Logan-analysis

October 15, 2024 · View on GitHub

System to analyze Logan unitigs/contigs at scale with AWS Batch.

Adapted from https://github.com/ababaian/logan

Warning / Costs

Running this system costs real $'s in your AWS bill. Spot instances with local disk are 0.022 $per vCPU-hour (https://instances.vantage.sh/aws/ec2/c5d.4xlarge). E.g. a 10,000 vCPU workload during 10 hours is 2,200$ total. This corresponds roughly to a job capable of processing Logan compressed contigs at 1 MB per second per core. Do a pilot run and use AWS Cost Explorer 24 hours later to see real costs.

How to prepare a new task

To create a new task to run at scale, follow the steps below:

Fork this Repository
Add a New Script:
- Navigate to the batch/tasks/ directory in your forked repository.
- Create a new shell script for your analysis task. This script should contain the specific commands for your analysis.
- Use an existing script as a reference, such as analysis_aug26.sh. If there is any newer analysis file in the tasks/ folder, take that one instead as a reference.
Modify the Dockerfile:
- If your analysis requires additional software, modify the Dockerfile to include the necessary installations. This ensures that all dependencies are available in the container.
- The Dockerfile can be found here: Dockerfile.
Testing Locally:
- Before deploying at scale, test your task locally to ensure it runs as expected.
- Use the test_docker.sh script in the batch/ folder to test your task within the Docker container.
Deploying the Task:
- Once tested, commit your script to the tasks/ directory and push it to your forked repository.
- Notify Rayan (or the current maintainer) to run your task at scale. The maintainer will pull your changes and execute the task on AWS Batch.

Setup to run in production

You don't need to do this section if all you do is test the container locally.

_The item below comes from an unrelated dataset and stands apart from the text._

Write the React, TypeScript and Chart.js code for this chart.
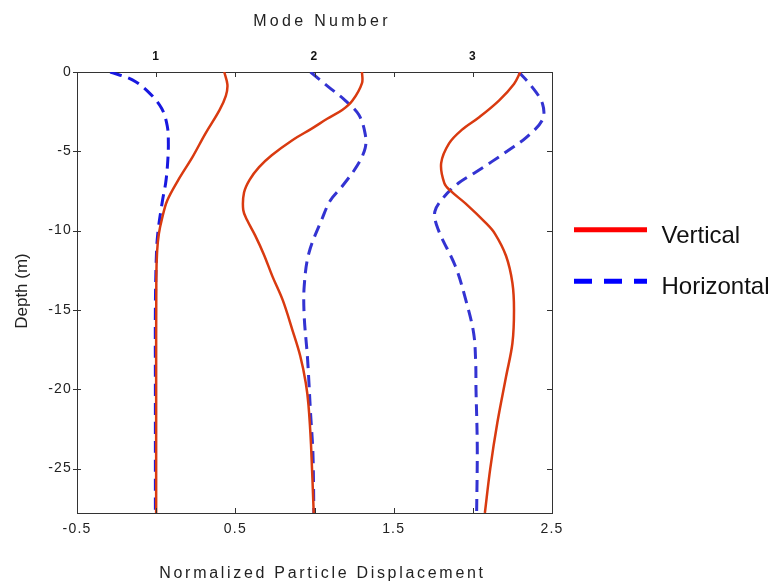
import React, { useEffect, useRef } from 'react';
import { Chart, registerables } from 'chart.js';

Chart.register(...registerables);

// ---- Labels / ticks ----
const topTitle = 'Mode Number';
const xTitle = 'Normalized Particle Displacement';
const yTitle = 'Depth (m)';
const seriesNames = ['Vertical', 'Horizontal'];
const modeLabels = ['1', '2', '3'];
const modePositions = [0, 1, 2];
const xTickValues = [-0.5, 0, 0.5, 1, 1.5, 2, 2.5];
const xLabelValues = [-0.5, 0.5, 1.5, 2.5];
const depthTicks = [0, -5, -10, -15, -20, -25];

// ---- Mode 1 ----
const mode1VerticalX = [0.43, 0.45, 0.44, 0.4, 0.31, 0.23, 0.14, 0.07, 0.038, 0.017, 0.006, 0.001, 0.0, 0.0];
const mode1VerticalDepth = [0, -0.8, -1.5, -2.4, -3.9, -5.35, -6.8, -8.1, -9.2, -10.2, -11.3, -13, -20, -27.8];
const mode1HorizontalX = [-0.29, -0.15, -0.05, 0.035, 0.07, 0.077, 0.072, 0.06, 0.04, 0.01, 0.0, -0.005, -0.005, -0.005];
const mode1HorizontalDepth = [0, -0.5, -1.25, -2.3, -3.4, -4.5, -5.8, -7.0, -8.1, -10.2, -12, -15, -20, -27.8];

// ---- Mode 2 ----
const mode2VerticalX = [1.3, 1.3, 1.24, 1.175, 1.08, 0.985, 0.86, 0.73, 0.65, 0.59, 0.555, 0.55, 0.575, 0.625, 0.68, 0.735, 0.8, 0.86, 0.91, 0.945, 0.962, 0.978, 0.995];
const mode2VerticalDepth = [0, -0.7, -1.8, -2.4, -2.95, -3.55, -4.3, -5.25, -6.0, -6.8, -7.6, -8.7, -9.35, -10.3, -11.5, -12.9, -14.4, -16.25, -17.9, -19.6, -21, -23.5, -27.8];
const mode2HorizontalX = [0.975, 1.09, 1.195, 1.28, 1.32, 1.32, 1.27, 1.175, 1.1, 1.05, 0.965, 0.935, 0.935, 0.955, 0.965, 0.975, 0.99, 0.996];
const mode2HorizontalDepth = [0, -0.95, -1.8, -2.7, -3.9, -4.8, -5.9, -7.2, -8.1, -9.2, -11.4, -13.5, -15.4, -17.9, -19.6, -21.5, -24, -27.8];

// ---- Mode 3 ----
const mode3VerticalX = [2.3, 2.26, 2.165, 2.04, 1.93, 1.85, 1.8, 1.82, 1.86, 1.955, 2.08, 2.14, 2.21, 2.25, 2.26, 2.25, 2.21, 2.155, 2.11, 2.076];
const mode3VerticalDepth = [0, -0.75, -1.8, -2.85, -3.65, -4.5, -5.75, -7.0, -7.5, -8.3, -9.5, -10.2, -11.6, -13.3, -15.0, -17.1, -19.2, -22.1, -25.0, -27.8];
const mode3HorizontalX = [2.29, 2.375, 2.44, 2.44, 2.34, 2.23, 2.12, 2.02, 1.91, 1.82, 1.76, 1.78, 1.89, 1.955, 2.005, 2.018, 2.02, 2.028, 2.024];
const mode3HorizontalDepth = [0, -0.95, -2.0, -3.0, -4.1, -4.9, -5.65, -6.3, -7.0, -7.85, -8.8, -9.9, -12.25, -14.35, -16.45, -18.3, -20, -23.6, -27.8];

const FONT = '"Liberation Sans", Arial, sans-serif';
const RED = '#d93a10';
const BLUE = '#3333d2';
const LEGEND_RED = '#ff0000';
const LEGEND_BLUE = '#0000ff';

const pts = (xs: number[], ds: number[]) => xs.map((x, i) => ({ x, y: ds[i] }));

const decorPlugin = {
  id: 'decor',
  beforeDraw(chart: any) {
    chart.ctx.letterSpacing = '1.2px';
  },
  afterDraw(chart: any) {
    const { ctx, chartArea: a, scales } = chart;
    ctx.save();
    ctx.letterSpacing = '0px';
    ctx.strokeStyle = '#333';
    ctx.lineWidth = 1;
    const line = (x1: number, y1: number, x2: number, y2: number) => {
      ctx.beginPath();
      ctx.moveTo(x1, y1);
      ctx.lineTo(x2, y2);
      ctx.stroke();
    };
    xTickValues.forEach((v) => {
      const px = Math.round(scales.x.getPixelForValue(v)) + 0.5;
      line(px, a.bottom, px, a.bottom - 5);
      line(px, a.top, px, a.top + 5);
    });
    depthTicks.forEach((v) => {
      const py = Math.round(scales.y.getPixelForValue(v)) + 0.5;
      line(a.left - 4, py, a.left + 4, py);
      line(a.right, py, a.right - 5, py);
    });

    // Axis titles
    ctx.fillStyle = '#222';
    ctx.textAlign = 'center';
    ctx.textBaseline = 'alphabetic';
    const cx = (a.left + a.right) / 2;
    ctx.font = `16px ${FONT}`;
    ctx.letterSpacing = '3.3px';
    ctx.fillText(topTitle, cx + 7.5, 25.7);
    ctx.letterSpacing = '2.7px';
    ctx.fillText(xTitle, cx + 8, 578.3);
    ctx.letterSpacing = '0px';
    ctx.save();
    ctx.translate(27.3, (a.top + a.bottom) / 2 - 1.5);
    ctx.rotate(-Math.PI / 2);
    ctx.font = `17px ${FONT}`;
    ctx.fillText(yTitle, 0, 0);
    ctx.restore();

    // Legend
    const lx1 = a.right + 22;
    const lx2 = a.right + 95;
    const items = [
      { name: seriesNames[0], color: LEGEND_RED, dash: [] as number[], y: 229.7 },
      { name: seriesNames[1], color: LEGEND_BLUE, dash: [18, 12], y: 281.3 },
    ];
    items.forEach((it) => {
      ctx.save();
      ctx.strokeStyle = it.color;
      ctx.lineWidth = 5;
      ctx.setLineDash(it.dash);
      ctx.lineCap = 'butt';
      line(lx1, it.y, lx2, it.y);
      ctx.restore();
      ctx.fillStyle = '#111';
      ctx.font = `24px ${FONT}`;
      ctx.textAlign = 'left';
      ctx.fillText(it.name, a.right + 109.5, it.y + 12.8);
    });
    ctx.restore();
  },
};

export default function App() {
  const ref = useRef<HTMLCanvasElement | null>(null);

  useEffect(() => {
    if (!ref.current) return;
    const mk = (label: string, data: any[], color: string, dashed: boolean) => ({
      label,
      data,
      showLine: true,
      borderColor: color,
      backgroundColor: color,
      borderWidth: dashed ? 3 : 2.5,
      borderDash: dashed ? [12, 7] : [],
      pointRadius: 0,
      tension: 0.35,
      fill: false,
    });
    const noGrid = { display: false, drawTicks: false, tickLength: 0 };
    const chart = new Chart(ref.current, {
      type: 'scatter',
      data: {
        datasets: [
          mk(seriesNames[0], pts(mode1VerticalX, mode1VerticalDepth), RED, false),
          mk(seriesNames[1], pts(mode1HorizontalX, mode1HorizontalDepth), '#1818e0', true),
          mk(seriesNames[0], pts(mode2VerticalX, mode2VerticalDepth), RED, false),
          mk(seriesNames[1], pts(mode2HorizontalX, mode2HorizontalDepth), BLUE, true),
          mk(seriesNames[0], pts(mode3VerticalX, mode3VerticalDepth), RED, false),
          mk(seriesNames[1], pts(mode3HorizontalX, mode3HorizontalDepth), BLUE, true),
        ],
      },
      options: {
        responsive: false,
        animation: false,
        layout: { padding: { left: 0, top: 0, right: 224, bottom: 0 } },
        plugins: { legend: { display: false }, tooltip: { enabled: false } },
        scales: {
          x: {
            type: 'linear',
            position: 'bottom',
            min: -0.5,
            max: 2.5,
            afterBuildTicks: (s: any) => {
              s.ticks = xTickValues.map((v) => ({ value: v }));
            },
            afterFit: (s: any) => {
              s.height = 70;
            },
            ticks: {
              autoSkip: false,
              maxRotation: 0,
              padding: 8,
              color: '#222',
              font: { family: FONT, size: 14 },
              callback: (v: any) => (xLabelValues.includes(Number(v)) ? String(v) : ''),
            },
            grid: noGrid,
            border: { display: true, color: '#333', width: 1 },
          },
          x2: {
            type: 'linear',
            position: 'top',
            min: -0.5,
            max: 2.5,
            afterBuildTicks: (s: any) => {
              s.ticks = modePositions.map((v) => ({ value: v }));
            },
            afterFit: (s: any) => {
              s.height = 72;
            },
            ticks: {
              autoSkip: false,
              maxRotation: 0,
              padding: 8.5,
              color: '#111',
              font: { family: FONT, size: 12, weight: 'bold' },
              callback: (v: any) => modeLabels[modePositions.indexOf(Number(v))] ?? '',
            },
            grid: noGrid,
            border: { display: true, color: '#333', width: 1 },
          },
          y: {
            type: 'linear',
            position: 'left',
            min: -27.8,
            max: 0,
            afterBuildTicks: (s: any) => {
              s.ticks = depthTicks.map((v) => ({ value: v }));
            },
            afterFit: (s: any) => {
              s.width = 77;
            },
            ticks: {
              padding: 5,
              color: '#222',
              font: { family: FONT, size: 14 },
              callback: (v: any) => String(v),
            },
            grid: noGrid,
            border: { display: true, color: '#333', width: 1 },
          },
          y2: {
            type: 'linear',
            position: 'right',
            min: -27.8,
            max: 0,
            afterFit: (s: any) => {
              s.width = 0;
            },
            ticks: { display: false },
            grid: noGrid,
            border: { display: true, color: '#333', width: 1 },
          },
        },
      },
      plugins: [decorPlugin],
    } as any);
    return () => chart.destroy();
  }, []);

  return (
    <div style={{ position: 'fixed', left: 0, top: 0, width: 776, height: 583, background: '#fff' }}>
      <canvas ref={ref} width={776} height={583} style={{ width: 776, height: 583, display: 'block' }} />
    </div>
  );
}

Read on if you're going to run analyses on cloud yourself (unlikely).

So far this setup has only been tested on c5d instances because tasks are relying on a local disk to download contig files.

Ask Rayan to share ami-09f62d2604cc5b8fe with you, or make your own AMI with awlcliv2, or just include AWS CLI in the Dockerfile and use no AMI.
Run spinupd.sh to deploy the Cloudformation stack and check your Cloudformation web Interface to make sure the stack is CREATE_COMPLETE.
If needed to make adjustments to the stack, do them and run spinupd.sh --update and check your Cloudformation to make sure the stack is UPDATE_COMPLETE.

Checklist for running in production

This is a rehash of the two previous sections. No need to do this section if you're testing locally.

Prepare your data in the analyses/ folder, see previous runs for an example of file organization.

In the ̀batch/ folder:

Modify the beginning of logan-analysis.sh so that it does the task you want.
Modify the task itself in task/ folder.
Modify Dockerfile to upload the desired references indexes.
Test the container with test_docker.sh.
Run deploy-docker.sh to upload the container.

Go to the root folder of this repository. Pay attention to the output bucket names bucket hard coded in run_*.sh (serratus-rayan).

Modify the vcpus variable in process_array.sh to correct jobdef. 2 vcpus, i.e. jobdef=logan-analysis-2c-job should be fine, jobs will be 2 cores and 3.5 GB RAM, DIAMOND needs at least that.
Run run_test.sh to see that it works at all.
Run run_pilot.sh to get an estimate of the costs
Run run_many.sh for the big run on all Logan contigs.

Behind the scenes, these scripts call process_array.sh [dest_bucket] [nb_jobs]. Where dest_bucket is the name of the destination bucket, and nb_jobs is the number of jobs to submit (can't exceed 10000). The more jobs, the faster it will be. Destination bucket file structure is decided by the task.

Running tests

Run test_docker.sh for a local test.

Modify and run run_test.sh for a Batch test job, then run_pilot.sh for an estimation of costs. Those scripts have a hardcoded output bucket name that needs to be changed.

Dealing with 27 million files

Typical result of a Logan analysis run is 27 million Diamond output files. Handling this many files can be a challenge. Some lessons learned:

For batch download, always use --recursive in aws s3 cp or /* in s5cmd. It is too slow to execute 27 million commands, even in parallel on a single machine. Best solution I could find is to modify and use utils/parallel_download.sh.
For aggregating results into a smaller number of files, use utils/package_diamond.sh on the results of the parallel download above. Best is to end up with ~100 files instead of just 1, allows for further multithreading.
Check out the logan-aggregate repo for more industrial-grade aggregation scripts.

Cleanup

Manually delete the CloudFormation stack. Also delete the ECR image.